Jo Ann Robinson and the Montgomery Bus Boycott

Jo Ann Robinson and the Montgomery Bus Boycott

Jo Ann Robinson and the Montgomery Bus Boycott

March is Women’s History Month. We celebrate the lives of remarkable women, both the well-known and those whose stories have been largely forgotten. One such woman is Jo Ann Robinson, a largely unsung heroine who played a key role in the historic 1955 Montgomery Bus Boycott.

Jo Ann Gibson Robinson was born on April 17, 1912, in Culloden, Georgia, the youngest of 12 children. She distinguished herself early as the valedictorian of her high school class, and she later became the first person in her family to graduate from college. She attended Fort Valley State College and fulfilled her dream of becoming a public school teacher in Macon, Georgia. She taught in Macon for five years while earning a master’s degree from Atlanta University. In addition, she pursued English studies at Columbia University in New York. After teaching in Texas, Robinson accepted a position at Alabama State College in Montgomery, Alabama. It was in Montgomery that she became active in the Women’s Political Council (“WPC”). WPC was a local civic organization for African American professional women that was dedicated to fostering women’s involvement in civic affairs, increasing voter registration in the city’s black community, and aiding women who were victims of sexual assault.

In 1949, soon after arriving in Montgomery, Robinson was verbally attacked by a public city bus driver for sitting in the front “whites only” section of the bus. This event had a profound effect on her, and the following year, when she was elected president of WPC, Robinson made desegregating the city’s buses one of the organization’s top priorities. Her precise response was an attempt to start a protest boycott.

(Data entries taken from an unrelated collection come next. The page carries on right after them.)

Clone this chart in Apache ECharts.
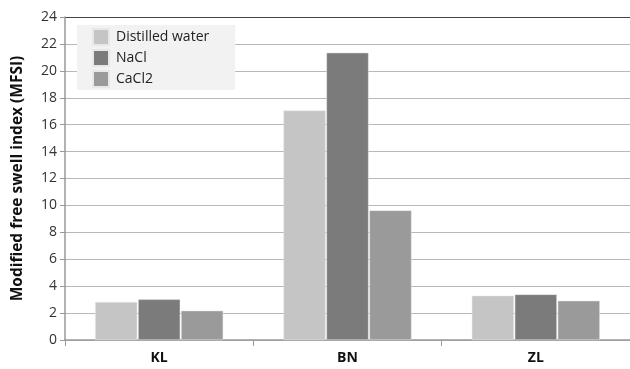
<!DOCTYPE html>
<html><head><meta charset="utf-8">
<script src="https://cdn.jsdelivr.net/npm/echarts@6/dist/echarts.min.js"></script>
<style>html,body{margin:0;padding:0;background:#fff}#c{width:630px;height:369px}</style>
</head><body><div id="c"></div>
<script>
var categories = ['KL', 'BN', 'ZL'];
var seriesNames = ['Distilled water', 'NaCl', 'CaCl2'];
var distilled = [2.82, 17.05, 3.29];
var nacl = [3.02, 21.35, 3.39];
var cacl2 = [2.18, 9.63, 2.92];
var colors = ['#c4c5c4', '#7b7b7b', '#999a99'];

var chart = echarts.init(document.getElementById('c'));
var gridColors = [];
for (var i = 0; i < 12; i++) gridColors.push('#b8b8b8');
gridColors.push('#444');
function mk(name, data, idx) {
  return {
    name: name, type: 'bar', data: data,
    barGap: '2%', barCategoryGap: '32%',
    itemStyle: { color: colors[idx], borderColor: '#e8e8e8', borderWidth: 0.5 }
  };
}
chart.setOption({
  animation: false,
  textStyle: { fontFamily: 'Open Sans' },
  grid: { left: 65, right: 0, top: 17, bottom: 29 },
  legend: {
    orient: 'vertical', left: 77, top: 25,
    backgroundColor: '#f2f2f2', padding: [3, 26, 2, 15],
    itemWidth: 16, itemHeight: 16, itemGap: 3,
    icon: 'rect',
    textStyle: { fontSize: 14, color: '#222', fontFamily: 'Open Sans', padding: [0, 0, 0, 2], lineHeight: 16 },
    data: seriesNames
  },
  xAxis: {
    type: 'category', data: categories,
    axisLine: { lineStyle: { color: '#999', width: 1.5 } },
    axisTick: { show: true, length: 6, alignWithLabel: false, lineStyle: { color: '#999' } },
    axisLabel: { fontSize: 14, fontWeight: 'bold', color: '#111', margin: 11, fontFamily: 'Open Sans' }
  },
  yAxis: {
    type: 'value', min: 0, max: 24, interval: 2,
    name: 'Modified free swell index (MFSI)', nameLocation: 'middle', nameGap: 39,
    nameTextStyle: { fontSize: 15.5, fontWeight: 'bold', color: '#111', fontFamily: 'Open Sans' },
    axisLine: { show: true, lineStyle: { color: '#999', width: 1.5 } },
    axisTick: { show: true, length: 5, lineStyle: { color: '#999' } },
    axisLabel: { fontSize: 14, color: '#333', margin: 8, fontFamily: 'Open Sans' },
    splitLine: { show: true, lineStyle: { color: gridColors, width: 1.2 } }
  },
  series: [mk(seriesNames[0], distilled, 0), mk(seriesNames[1], nacl, 1), mk(seriesNames[2], cacl2, 2)]
});
</script></body></html>
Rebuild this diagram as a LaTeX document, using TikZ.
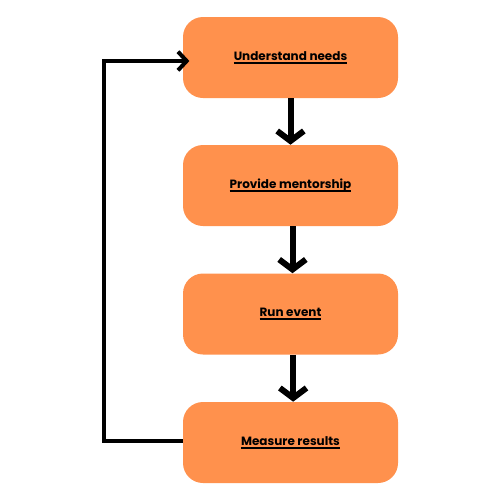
\documentclass[tikz,border=0pt]{standalone}
\usepackage{fontspec}
\setmainfont{Poppins}
\usetikzlibrary{arrows.meta}
\definecolor{boxorange}{HTML}{FF914D}
\newcommand{\myul}[1]{{\setbox0\hbox{#1}\rlap{\rule[-2.4pt]{\wd0}{1.3pt}}\box0}}
\tikzset{
  stepbox/.style={rectangle, rounded corners=15pt, fill=boxorange, draw=none,
    minimum width=161.25pt, minimum height=60.75pt, inner sep=0pt,
    font=\bfseries\fontsize{9pt}{10.5pt}\selectfont},
  downarrow/.style={line width=4.5pt, -{Straight Barb[length=7.5pt,width=20pt]}},
  looparrow/.style={line width=3pt, -{Straight Barb[length=6.5pt,width=14pt]}}
}
\begin{document}
\begin{tikzpicture}[x=0.75pt,y=-0.75pt]
\useasboundingbox[fill=white] (0,0) rectangle (500,500);
\node[stepbox] (u) at (290.5,57.5) {\myul{Understand needs}};
\node[stepbox] (p) at (290.5,185.5) {\myul{Provide mentorship}};
\node[stepbox] (r) at (290.5,314) {\myul{Run event}};
\node[stepbox] (m) at (290.5,442.5) {\myul{Measure results}};
\draw[downarrow] (u.south) -- (p.north);
\draw[downarrow] ([xshift=1.5pt]p.south) -- ([xshift=1.5pt]r.north);
\draw[downarrow] ([xshift=2pt]r.south) -- ([xshift=2pt]m.north);
\coordinate (c1) at (104,441);
\coordinate (c2) at (104,61);
\draw[looparrow, shorten >=-5pt] (m.west |- c1) -- (c1) -- (c2) -- (u.west |- c2);
\end{tikzpicture}
\end{document}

The WPC repeatedly complained to Montgomery city leaders about unfair seating practices and abusive bus driver conduct, but their complaints went nowhere. Nonetheless, Robinson continued as an outspoken critic of the treatment of African-Americans on public transportation.  She also was active in the Dexter Avenue Baptist Church.

Following Brown v. Board of Education (1954), and Rosa Parks’ arrest in December 1955 for refusing to give up her seat to a white person who was standing, Robinson and a few associates leaped into action. That same evening, with Mrs. Parks’ permission, Robinson stayed up copying over 50,000 handbills at her church, calling for a one-day bus boycott because of the treatment of Rosa Parks. The handbills were distributed around the city in black communities. The one-day boycott was a success, and for this reason, the campaign was continued, this time with the involvement of Dr. Martin Luther King Jr. In order to protect her position and her colleagues at Alabama State, Robinson purposely stayed out of the limelight, working diligently in the background organizing and providing transportation for boycotters.

Robinson became the target of several acts of intimidation. In February 1956, a local police officer threw a stone through the window of her house. Two weeks later, another police officer poured acid on her car. Finally, the Governor ordered the state police to protect the boycott leaders.

Although African Americans represented over 75 percent of Montgomery’s bus ridership, the city resisted complying with the protesters’ demands. The boycott lasted for over a year because the bus company simply would not give into the demands of the protesters. Initially, the demands did not include changing the segregation laws, rather, the group demanded simple courtesy, the hiring of black bus drives, and a first-come, first- seated policy, with whites entering and filling seats from the front and African Americans from the rear. Ultimately, however, the NAACP sued the city in federal district court seeking to have the busing segregation laws totally invalidated, and they succeeded. The boycott continued until December 20, 1956, when the U.S. Supreme Court declared segregated seating on buses unconstitutional.

The Montgomery bus boycott was one of the first successful protests of segregation in the deep south, inspiring other nonviolent civil rights protests. It also established Dr. King as a prominent national figure. Robinson was especially proud of the role that women played in the boycott’s success, saying: “Women’s leadership was no less important to the development of the Montgomery Bus Boycott than was the male and minister-dominated leadership.”

Not long after the boycott ended, Robinson resigned from her position at Alabama State College and moved on to Grambling College in Louisiana, and later to public schools in Los Angeles, California. Robinson published a memoir entitled The Montgomery Bus Boycott and the Woman Who Started It in 1987. In it, she expressed her great pride in the success of the boycott.  She remained actively involved in her community and in local politics until her death in Los Angeles on August 29, 1992.